Evaluation of the connectivity constant for the number of Hamiltonian circuits on triangular grid graphs

It is common to evaluate the number of Hamiltonian circuits HN on large grid graphs with the help of the formula HN ~ μP∙κN , where value P depends on the number of nodes, laying on a grid’s “border,” while κ is a connectivity constant of the grid. The connectivity constant is interesting for modeling conformations of full-packed macromolecules, because this value is connected with entropy of one node of a grid.

Due to computational complexity of enumerations of Hamiltonian circuits, a connectivity constant κ is computed by reducing a discrete problem to continuous one in physical papers. It is the typical technique of using standard O(n) model. In this model an initial graph is approximated by a regular graph. This way one can get κ=q/e, where q is a degree of each node of the regular graph and it doesn’t depend on topological structure of the graph.

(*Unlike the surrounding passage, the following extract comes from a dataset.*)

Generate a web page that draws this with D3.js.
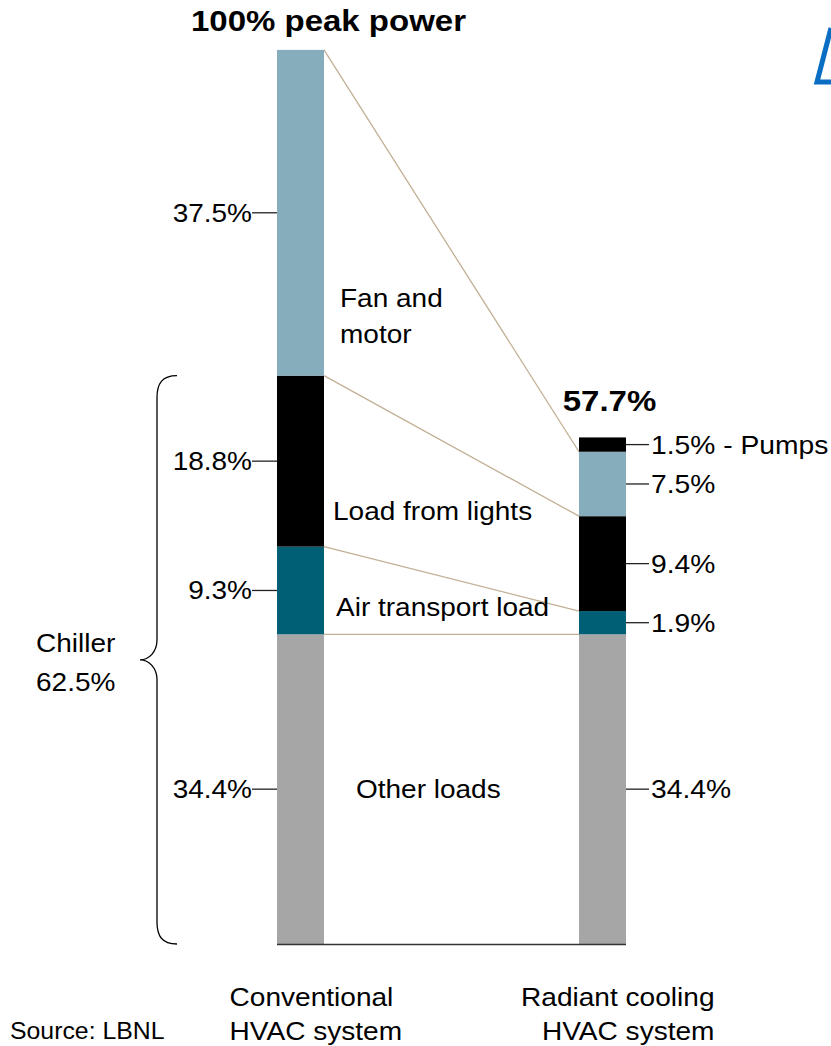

Comparison of the result of standard O(n) model methods and exact enumerations methods on rectangular lattices Pm×Pn and cylinders Cm×Pn (with q=4) gave wonderful agreement on values of κ with accuracy of 0.09%. At the same time there are no papers about accuracy of the standard O(n) model for other grid graph families.

In this paper we consider two-dimensional triangular grid graphs, bordered by m×n parallelogram (with q=6). We got value κ=2.095±0.005. This result differs from the result of the standard O(n) model 6/e≈2.21 by 5.7%. This result implies limitations of the standard O(n) model.